▶ [GIVEN EXERCISE] The copy must start at the line that contains "Convert this chart to matplotlib code." and finish at the line that contains "ax = fig.add_axes([0.201, 0.142, 0.771, 0.817])", reproducing each line exactly. Any picture in that span is omitted.

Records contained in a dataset
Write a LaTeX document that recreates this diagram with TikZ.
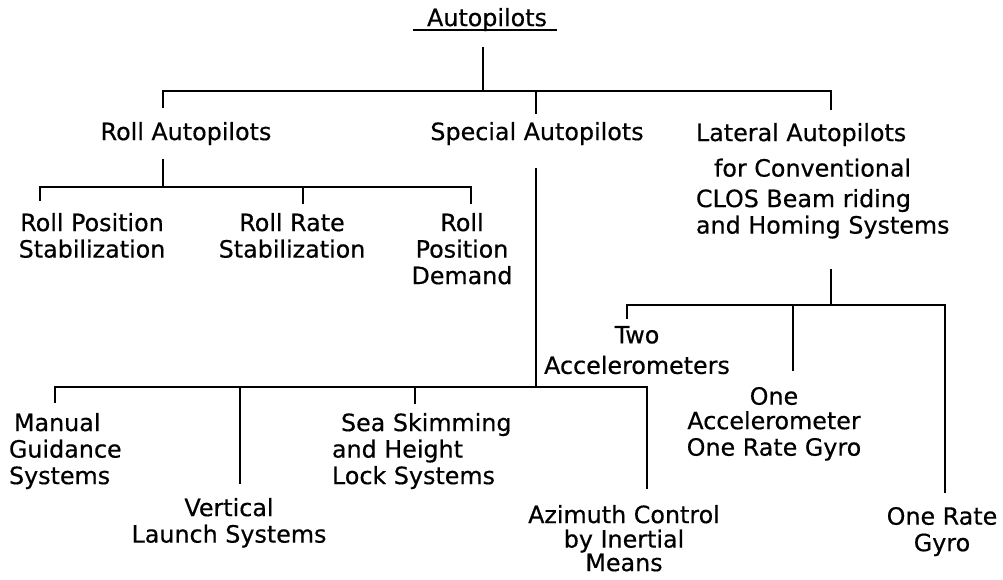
\documentclass[tikz,border=0pt]{standalone}
\usepackage{fontspec}
\setmainfont{DejaVu Sans}[FakeBold=0.5]
\begin{document}
\begin{tikzpicture}[x=1pt,y=-1pt,
  every node/.style={inner sep=0pt,outer sep=0pt,font=\fontsize{23.8}{26.5}\selectfont},
  lab/.style={anchor=north,align=center},
  labl/.style={anchor=north west,align=left},
  wire/.style={line width=2.3pt,line cap=rect}]
\useasboundingbox (0,0) rectangle (1003,579);
% nodes
\node[lab] (root) at (487,8) {Autopilots};
\node[lab] (roll) at (186,122) {Roll Autopilots};
\node[lab] (spec) at (537,122) {Special Autopilots};
\node[labl] (lat) at (696,123) {Lateral Autopilots\\[9pt]\hspace*{18pt}for Conventional\\[4pt]CLOS Beam riding\\and Homing Systems};
\node[lab] (rps) at (92,213) {Roll Position\\Stabilization};
\node[lab] (rrs) at (292,213) {Roll Rate\\Stabilization};
\node[lab] (rpd) at (462,213) {Roll\\Position\\Demand};
\node[labl] (mgs) at (9,413) {\hspace*{5pt}Manual\\Guidance\\Systems};
\node[lab] (vls) at (229,498) {Vertical\\Launch Systems};
\node[labl] (sea) at (332,413) {\hspace*{9pt}Sea Skimming\\and Height\\Lock Systems};
\node[lab] (azi) at (624,505) {Azimuth Control\\[-2pt]by Inertial\\[-3pt]Means};
\node[lab] (two) at (637,326) {Two\\[4pt]Accelerometers};
\node[lab] (oao) at (774,387) {One\\[-2pt]Accelerometer\\One Rate Gyro};
\node[lab] (org) at (942,507) {One Rate\\Gyro};
% underline of title
\draw[line width=1.8pt] ([xshift=-14pt,yshift=1pt]root.south west) -- ([xshift=10pt,yshift=1pt]root.south east);
% junctions
\coordinate (jroot) at (483,91);
\coordinate (jroll) at (163,91);
\coordinate (jspec) at (536,91);
\coordinate (jlat) at (831,91);
\coordinate (kroll) at (163,187);
\coordinate (krps) at (40,187);
\coordinate (krrs) at (303,187);
\coordinate (krpd) at (471,187);
\coordinate (kspec) at (536,387);
\coordinate (kmgs) at (55,387);
\coordinate (kvls) at (240,387);
\coordinate (ksea) at (415,387);
\coordinate (kazi) at (647,387);
\coordinate (klat) at (831,305);
\coordinate (ktwo) at (627,305);
\coordinate (koao) at (793,305);
\coordinate (korg) at (945,305);
% root level
\draw[wire,shorten <=17pt] (jroot |- root.south) -- (jroot);
\draw[wire] (jroll) -- (jlat);
\draw[wire,shorten >=15pt] (jroll) -- (jroll |- roll.north);
\draw[wire,shorten >=9pt] (jspec) -- (jspec |- spec.north);
\draw[wire,shorten >=14pt] (jlat) -- (jlat |- lat.north);
% roll
\draw[wire,shorten <=15pt] (kroll |- roll.south) -- (kroll);
\draw[wire] (krps) -- (krpd);
\draw[wire,shorten >=13pt] (krps) -- (krps |- rps.north);
\draw[wire,shorten >=10pt] (krrs) -- (krrs |- rrs.north);
\draw[wire,shorten >=10pt] (krpd) -- (krpd |- rpd.north);
% special
\draw[wire,shorten <=24pt] (kspec |- spec.south) -- (kspec);
\draw[wire] (kmgs) -- (kazi);
\draw[wire,shorten >=11pt] (kmgs) -- (kmgs |- mgs.north);
\draw[wire,shorten >=15pt] (kvls) -- (kvls |- vls.north);
\draw[wire,shorten >=10pt] (ksea) -- (ksea |- sea.north);
\draw[wire,shorten >=17pt] (kazi) -- (kazi |- azi.north);
% lateral
\draw[wire,shorten <=32pt] (klat |- lat.south) -- (klat);
\draw[wire] (ktwo) -- (korg);
\draw[wire,shorten >=8pt] (ktwo) -- (ktwo |- two.north);
\draw[wire,shorten >=17pt] (koao) -- (koao |- oao.north);
\draw[wire,shorten >=15pt] (korg) -- (korg |- org.north);
\end{tikzpicture}
\end{document}
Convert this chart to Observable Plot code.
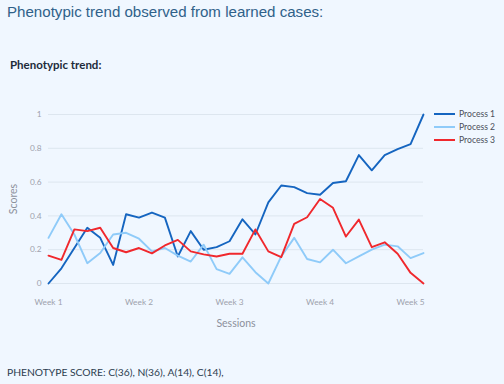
<!DOCTYPE html>
<html><head><meta charset="utf-8">
<script src="https://cdn.jsdelivr.net/npm/d3@7"></script>
<script src="https://cdn.jsdelivr.net/npm/@observablehq/plot@0.6"></script>
<style>
html,body{margin:0;padding:0}
body{background:#f0f7ff;width:504px;height:384px;overflow:hidden;position:relative;font-family:Lato,"Open Sans",sans-serif}
#title{position:absolute;left:7px;top:3px;font-family:"Liberation Sans",Arial,sans-serif;font-size:15.1px;color:#2f6189;white-space:nowrap}
#subtitle{position:absolute;left:10px;top:58px;font-family:Lato,sans-serif;font-weight:bold;font-size:11.5px;color:#1d2b3a}
#chart{position:absolute;left:0;top:90px}
#legend{position:absolute;left:434px;top:107px;font-size:8.6px;color:#4a4f5a}
#legend .row{display:flex;align-items:center;height:13.4px;white-space:nowrap}
#legend svg{margin-right:4px}
#caption{position:absolute;left:7px;top:366px;font-size:10.3px;color:#2c3d4f;white-space:nowrap}
g[aria-label="x-axis label"] text, g[aria-label="y-axis label"] text{font-size:10.5px;fill:#8c919c}
</style></head><body>
<div id="title">Phenotypic trend observed from learned cases:</div>
<div id="subtitle">Phenotypic trend:</div>
<div id="chart"></div>
<div id="legend"></div>
<div id="caption">PHENOTYPE SCORE: C(36), N(36), A(14), C(14),</div>
<script>
const seriesNames = ["Process 1", "Process 2", "Process 3"];
const seriesColors = ["#1565c0", "#8fcbf9", "#f0282d"];
const process1 = [0.00, 0.09, 0.21, 0.33, 0.27, 0.11, 0.41, 0.39, 0.42, 0.39, 0.16, 0.31, 0.20, 0.215, 0.25, 0.38, 0.29, 0.48, 0.58, 0.57, 0.535, 0.525, 0.595, 0.605, 0.76, 0.67, 0.76, 0.795, 0.825, 1.00];
const process2 = [0.27, 0.41, 0.29, 0.12, 0.18, 0.29, 0.30, 0.265, 0.19, 0.21, 0.165, 0.13, 0.23, 0.085, 0.057, 0.155, 0.067, 0.00, 0.16, 0.27, 0.145, 0.125, 0.20, 0.12, 0.16, 0.20, 0.23, 0.22, 0.15, 0.18];
const process3 = [0.165, 0.14, 0.32, 0.31, 0.33, 0.21, 0.185, 0.21, 0.178, 0.225, 0.258, 0.19, 0.172, 0.16, 0.176, 0.176, 0.32, 0.19, 0.156, 0.353, 0.392, 0.50, 0.448, 0.278, 0.378, 0.215, 0.244, 0.176, 0.063, 0.00];
const weekTicks = [0, 7, 14, 21, 28];
const weekLabels = ["Week 1", "Week 2", "Week 3", "Week 4", "Week 5"];
const yTicks = [0, 0.2, 0.4, 0.6, 0.8, 1];

const data = [process1, process2, process3].flatMap((vals, k) =>
  vals.map((v, i) => ({session: i, score: v, series: seriesNames[k]})));

const chart = Plot.plot({
  width: 504, height: 250,
  marginLeft: 48, marginRight: 81, marginTop: 24, marginBottom: 57,
  style: {background: "transparent", fontFamily: "Lato, 'Open Sans', sans-serif", fontSize: "8.3px", color: "#9ea2ad"},
  x: {domain: [0, process1.length - 1]},
  y: {domain: [0, 1]},
  color: {domain: seriesNames, range: seriesColors},
  marks: [
    Plot.gridY(yTicks, {stroke: "#dde6ef", strokeOpacity: 1, strokeWidth: 1}),
    Plot.axisY(yTicks, {tickSize: 0, tickPadding: 7, tickFormat: d => String(d), label: "Scores", labelArrow: false, labelAnchor: "center", labelOffset: 39}),
    Plot.axisX(weekTicks, {tickSize: 0, tickPadding: 16, tickFormat: d => weekLabels[weekTicks.indexOf(d)], label: "Sessions", labelArrow: false, labelAnchor: "center", labelOffset: 43}),
    Plot.lineY(data, {x: "session", y: "score", stroke: "series", strokeWidth: 1.9})
  ]
});
document.getElementById("chart").appendChild(chart);

const legend = document.getElementById("legend");
seriesNames.forEach((name, k) => {
  const row = document.createElement("div");
  row.className = "row";
  row.innerHTML = `<svg width="21" height="4"><line x1="0" x2="21" y1="2" y2="2" stroke="${seriesColors[k]}" stroke-width="2"/></svg><span>${name}</span>`;
  legend.appendChild(row);
});
</script>
</body></html>
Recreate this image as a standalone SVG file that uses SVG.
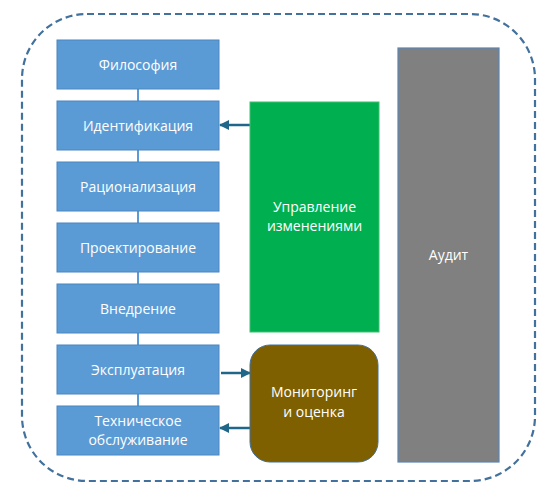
<svg xmlns="http://www.w3.org/2000/svg" width="547" height="490" viewBox="0 0 547 490">
<style>
.step{fill:#5B9BD5;stroke:#4A86C0;stroke-width:1}
.t{font-family:"Open Sans","Liberation Sans",sans-serif;font-size:14px;fill:#fff;text-anchor:middle}
.link{stroke:#5B9BD5;stroke-width:2;fill:none}
.arr{stroke:#1F6688;stroke-width:2.5;fill:none;marker-end:url(#ah)}
</style>
<defs>
<marker id="ah" viewBox="0 0 10 10" refX="9" refY="5" markerWidth="4" markerHeight="4" orient="auto" markerUnits="strokeWidth">
<path d="M0,0 L10,5 L0,10 z" fill="#1F6688"/>
</marker>
</defs>
<rect x="22" y="14" width="513" height="467" rx="65" ry="65" fill="none" stroke="#41719C" stroke-width="2.2" stroke-dasharray="7,4"/>
<g id="connectors">
<line class="link" x1="138" y1="89" x2="138" y2="101"/>
<line class="link" x1="138" y1="150" x2="138" y2="162"/>
<line class="link" x1="138" y1="211" x2="138" y2="223"/>
<line class="link" x1="138" y1="272" x2="138" y2="284"/>
<line class="link" x1="138" y1="333" x2="138" y2="345"/>
<line class="link" x1="138" y1="394" x2="138" y2="406"/>
<line class="arr" x1="250" y1="125" x2="220" y2="125"/>
<line class="arr" x1="221" y1="373" x2="250" y2="373"/>
<line class="arr" x1="250" y1="428" x2="220" y2="428"/>
</g>
<g id="n1"><rect class="step" x="57" y="40" width="162" height="49"/><text class="t" x="138" y="69.5">Философия</text></g>
<g id="n2"><rect class="step" x="57" y="101" width="162" height="49"/><text class="t" x="138" y="130.5">Идентификация</text></g>
<g id="n3"><rect class="step" x="57" y="162" width="162" height="49"/><text class="t" x="138" y="191.5">Рационализация</text></g>
<g id="n4"><rect class="step" x="57" y="223" width="162" height="49"/><text class="t" x="138" y="252.5">Проектирование</text></g>
<g id="n5"><rect class="step" x="57" y="284" width="162" height="49"/><text class="t" x="138" y="313.5">Внедрение</text></g>
<g id="n6"><rect class="step" x="57" y="345" width="162" height="49"/><text class="t" x="138" y="374.5">Эксплуатация</text></g>
<g id="n7"><rect class="step" x="57" y="406" width="162" height="49"/><text class="t" x="138" y="426">Техническое</text><text class="t" x="138" y="445">обслуживание</text></g>
<g id="change"><rect x="250" y="102" width="129" height="230" fill="#00B050" stroke="#3FBF70" stroke-width="1"/><text class="t" x="314.5" y="212">Управление</text><text class="t" x="314.5" y="231">изменениями</text></g>
<g id="monitor"><rect x="250" y="345" width="128" height="117" rx="20" ry="20" fill="#7F6000" stroke="#41719C" stroke-width="1"/><text class="t" x="314" y="397">Мониторинг</text><text class="t" x="314" y="417">и оценка</text></g>
<g id="audit"><rect x="398" y="48" width="101" height="414" fill="#808080" stroke="#5B86B5" stroke-width="1.2"/><text class="t" x="448.5" y="260">Аудит</text></g>
</svg>
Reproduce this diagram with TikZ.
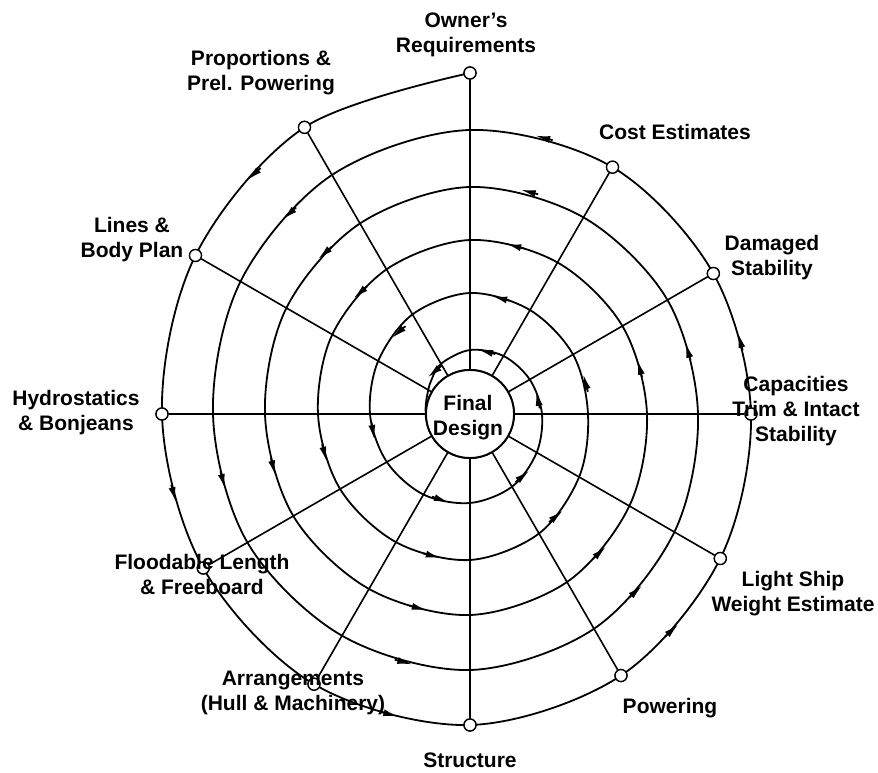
\documentclass[tikz,border=0pt]{standalone}
\usepackage{fontspec}
\setmainfont{Liberation Sans}
\usetikzlibrary{arrows.meta}
\begin{document}
\begin{tikzpicture}[x=1pt,y=1pt,
  spiralline/.style={line width=1.8pt, line join=round, line cap=round},
  spoke/.style={line width=1.6pt},
  station/.style={circle, draw, fill=white, line width=1.3pt, inner sep=0pt, minimum size=12pt},
  lbl/.style={font=\bfseries\fontsize{21}{25}\selectfont, align=center, inner sep=0pt},
  flowtip/.style={line width=1.8pt, -{Latex[length=15pt,width=7pt]}}]
\useasboundingbox (-470,-359) rectangle (408,414);

% centre
\node[circle, draw, line width=1.9pt, minimum size=88pt, inner sep=0pt] (fd) at (0,0) {};

% stations on the outer turn of the spiral
\node[station] (owner)  at (90:341) {};
\node[station] (prop)   at (120:331) {};
\node[station] (lines)  at (150:317) {};
\node[station] (hydro)  at (180:308) {};
\node[station] (flood)  at (210:308) {};
\node[station] (arr)    at (240:312) {};
\node[station] (struct) at (270:311) {};
\node[station] (power)  at (300:302) {};
\node[station] (light)  at (330:289) {};
\node[station] (cap)    at (360:281) {};
\node[station] (dmg)    at (390:281) {};
\node[station] (cost)   at (420:285) {};

% spokes
\foreach \n in {owner,prop,lines,hydro,flood,arr,struct,power,light,cap,dmg,cost}
  \draw[spoke] (fd) -- (\n);

% the design spiral
\draw[spiralline] plot[smooth, tension=0.55] coordinates {
  (90:341) (120:331) (150:317) (180:308) (210:308) (240:312) (270:311) (300:302) (330:289) (360:281) (390:281) (420:285)
  (450:284) (480:276) (510:265) (540:257) (570:257) (600:256) (630:256) (660:248) (690:236) (720:228) (750:228) (780:227)
  (810:227) (840:220) (870:212) (900:205) (930:204) (960:202) (990:201) (1020:194) (1050:184) (1080:177) (1110:176) (1140:175)
  (1170:174) (1200:167) (1230:159) (1260:152) (1290:150) (1320:148) (1350:146) (1380:138) (1410:126) (1440:118) (1470:119) (1500:120)
  (1530:121) (1560:115) (1590:106) (1620:100) (1650:96) (1680:93) (1710:89) (1740:84) (1770:77) (1800:72) (1830:69) (1860:67)
  (1890:64) (1920:58) (1940:51) (1955:47) (1970:45) (1985:44.3)};

% direction arrows along the spiral
\foreach \a/\r in {132/323, 195/307, 255/311, 313/296, 375/280, 435/286,
                   492/270, 555/256, 615/257, 673/243, 736/227, 795/230,
                   852/217, 915/204, 975/201, 1033/190, 1095/176, 1155/174,
                   1212/164, 1275/151, 1335/147, 1390/134, 1455/120, 1515/120,
                   1571/109, 1630/99, 1691/91, 1750/82, 1812/70, 1875/65,
                   1930/56} {
  \pgfmathsetmacro\da{9/\r*57.2958}
  \draw[flowtip] ({\a-\da}:\r) -- ({\a+\da}:\r);
}

% stations and centre drawn over the lines
\foreach \n in {owner,prop,lines,hydro,flood,arr,struct,power,light,cap,dmg,cost}
  \node[station] at (\n) {};
\node[circle, draw, fill=white, line width=1.9pt, minimum size=88pt, inner sep=0pt] at (fd) {};
\node[lbl] (fdtext) at (-2,-4) {Final\\Design};

% labels
\node[lbl] (lowner)  at (-4,379)    {Owner’s\\Requirements};
\node[lbl] (lprop)   at (-209,341)  {Proportions \&\\Prel. Powering};
\node[lbl] (llines)  at (-338,174)  {Lines \&\\Body Plan};
\node[lbl] (lhydro)  at (-394,1)    {Hydrostatics\\\& Bonjeans};
\node[lbl] (lflood)  at (-268,-160) {Floodable Length\\\& Freeboard};
\node[lbl] (larr)    at (-177,-279) {Arrangements\\(Hull \& Machinery)};
\node[lbl] (lstruct) at (0,-346)    {Structure};
\node[lbl] (lpower)  at (200,-294)  {Powering};
\node[lbl] (llight)  at (323,-180)  {Light Ship\\Weight Estimate};
\node[lbl] (lcap)    at (326,3)     {Capacities\\Trim \& Intact\\Stability};
\node[lbl] (ldmg)    at (302,156)   {Damaged\\Stability};
\node[lbl] (lcost)   at (205,282)   {Cost Estimates};
\end{tikzpicture}
\end{document}
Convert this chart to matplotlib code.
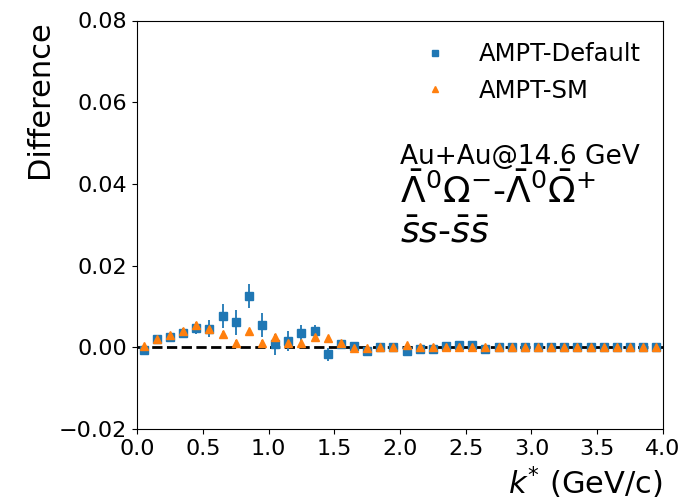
import numpy as np
import matplotlib
matplotlib.use("Agg")
import matplotlib.pyplot as plt

kstar = np.round(np.arange(0.05, 4.0, 0.1), 2)

default_vals = [-0.0007, 0.0020, 0.0024, 0.0036, 0.0048, 0.0046, 0.0077, 0.0061, 0.0126, 0.0054,
                0.0007, 0.0015, 0.0034, 0.0040, -0.0017, 0.0008, 0.0003, -0.0010, 0.0000, 0.0000,
                -0.0010, -0.0004, -0.0004, 0.0002, 0.0006, 0.0006, -0.0005, 0.0000, 0.0000, 0.0000,
                0.0000, 0.0000, 0.0000, 0.0000, 0.0000, 0.0000, 0.0000, 0.0000, 0.0000, 0.0000]
default_errs = [0.0004, 0.0006, 0.0009, 0.0012, 0.0015, 0.0020, 0.0030, 0.0031, 0.0030, 0.0029,
                0.0026, 0.0025, 0.0020, 0.0015, 0.0016, 0.0008, 0.0005, 0.0005, 0.0004, 0.0003,
                0.0003, 0.0003, 0.0003, 0.0003, 0.0003, 0.0003, 0.0003, 0.0002, 0.0002, 0.0002,
                0.0002, 0.0002, 0.0002, 0.0002, 0.0002, 0.0002, 0.0002, 0.0002, 0.0002, 0.0002]

sm_vals = [0.0002, 0.0020, 0.0030, 0.0040, 0.0054, 0.0046, 0.0033, 0.0011, 0.0040, 0.0011,
           0.0024, 0.0010, 0.0010, 0.0024, 0.0022, 0.0011, -0.0002, -0.0002, 0.0000, 0.0000,
           0.0006, 0.0000, 0.0000, 0.0000, 0.0000, 0.0000, 0.0000, 0.0000, 0.0000, 0.0000,
           0.0000, 0.0000, 0.0000, 0.0000, 0.0000, 0.0000, 0.0000, 0.0000, 0.0000, 0.0000]
sm_errs = [0.0003, 0.0004, 0.0005, 0.0006, 0.0007, 0.0007, 0.0007, 0.0006, 0.0006, 0.0006,
           0.0005, 0.0005, 0.0005, 0.0004, 0.0004, 0.0003, 0.0003, 0.0003, 0.0002, 0.0002,
           0.0002, 0.0002, 0.0002, 0.0002, 0.0002, 0.0002, 0.0002, 0.0002, 0.0002, 0.0002,
           0.0002, 0.0002, 0.0002, 0.0002, 0.0002, 0.0002, 0.0002, 0.0002, 0.0002, 0.0002]

fig = plt.figure(figsize=(6.82, 5), dpi=100)
ax = fig.add_axes([0.201, 0.142, 0.771, 0.817])

ax.plot([0, 4], [0, 0], 'k--', lw=2, zorder=1)
ax.errorbar(kstar, default_vals, yerr=default_errs, fmt='none', ecolor='#1f77b4', elinewidth=1.3, zorder=2)
ax.errorbar(kstar, sm_vals, yerr=sm_errs, fmt='none', ecolor='#ff7f0e', elinewidth=1.3, zorder=3)
ax.plot(kstar, default_vals, 's', color='#1f77b4', ms=5.5, ls='none', label='AMPT-Default', zorder=4)
ax.plot(kstar, sm_vals, '^', color='#ff7f0e', ms=6, ls='none', label='AMPT-SM', zorder=5)

ax.set_xlim(0, 4)
ax.set_ylim(-0.02, 0.08)
ax.set_xticks(np.arange(0, 4.01, 0.5))
ax.set_yticks(np.arange(-0.02, 0.081, 0.02))
ax.tick_params(labelsize=16)
ax.set_xlabel(r'$k^{*}$ (GeV/c)', fontsize=22, loc='right')
ax.set_ylabel('Difference', fontsize=22, loc='top')

ax.legend(loc='upper right', fontsize=17.5, frameon=False, markerscale=0.8)

ax.text(2.0, 0.0449, 'Au+Au@14.6 GeV', fontsize=19, va='baseline')
ax.text(2.0, 0.0354, r'$\bar{\Lambda}^0\Omega^{-}$-$\bar{\Lambda}^0\bar{\Omega}^{+}$', fontsize=26, va='baseline')
ax.text(2.0, 0.0256, r'$\bar{s}s$-$\bar{s}\bar{s}$', fontsize=26, va='baseline')

fig.savefig('out.png', dpi=100)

▶ [ANSWER TO THE PROBLEM]
Convert this chart to matplotlib code.
import numpy as np
import matplotlib
matplotlib.use("Agg")
import matplotlib.pyplot as plt

kstar = np.round(np.arange(0.05, 4.0, 0.1), 2)

default_vals = [-0.0007, 0.0020, 0.0024, 0.0036, 0.0048, 0.0046, 0.0077, 0.0061, 0.0126, 0.0054,
                0.0007, 0.0015, 0.0034, 0.0040, -0.0017, 0.0008, 0.0003, -0.0010, 0.0000, 0.0000,
                -0.0010, -0.0004, -0.0004, 0.0002, 0.0006, 0.0006, -0.0005, 0.0000, 0.0000, 0.0000,
                0.0000, 0.0000, 0.0000, 0.0000, 0.0000, 0.0000, 0.0000, 0.0000, 0.0000, 0.0000]
default_errs = [0.0004, 0.0006, 0.0009, 0.0012, 0.0015, 0.0020, 0.0030, 0.0031, 0.0030, 0.0029,
                0.0026, 0.0025, 0.0020, 0.0015, 0.0016, 0.0008, 0.0005, 0.0005, 0.0004, 0.0003,
                0.0003, 0.0003, 0.0003, 0.0003, 0.0003, 0.0003, 0.0003, 0.0002, 0.0002, 0.0002,
                0.0002, 0.0002, 0.0002, 0.0002, 0.0002, 0.0002, 0.0002, 0.0002, 0.0002, 0.0002]

sm_vals = [0.0002, 0.0020, 0.0030, 0.0040, 0.0054, 0.0046, 0.0033, 0.0011, 0.0040, 0.0011,
           0.0024, 0.0010, 0.0010, 0.0024, 0.0022, 0.0011, -0.0002, -0.0002, 0.0000, 0.0000,
           0.0006, 0.0000, 0.0000, 0.0000, 0.0000, 0.0000, 0.0000, 0.0000, 0.0000, 0.0000,
           0.0000, 0.0000, 0.0000, 0.0000, 0.0000, 0.0000, 0.0000, 0.0000, 0.0000, 0.0000]
sm_errs = [0.0003, 0.0004, 0.0005, 0.0006, 0.0007, 0.0007, 0.0007, 0.0006, 0.0006, 0.0006,
           0.0005, 0.0005, 0.0005, 0.0004, 0.0004, 0.0003, 0.0003, 0.0003, 0.0002, 0.0002,
           0.0002, 0.0002, 0.0002, 0.0002, 0.0002, 0.0002, 0.0002, 0.0002, 0.0002, 0.0002,
           0.0002, 0.0002, 0.0002, 0.0002, 0.0002, 0.0002, 0.0002, 0.0002, 0.0002, 0.0002]

fig = plt.figure(figsize=(6.82, 5), dpi=100)
ax = fig.add_axes([0.201, 0.142, 0.771, 0.817])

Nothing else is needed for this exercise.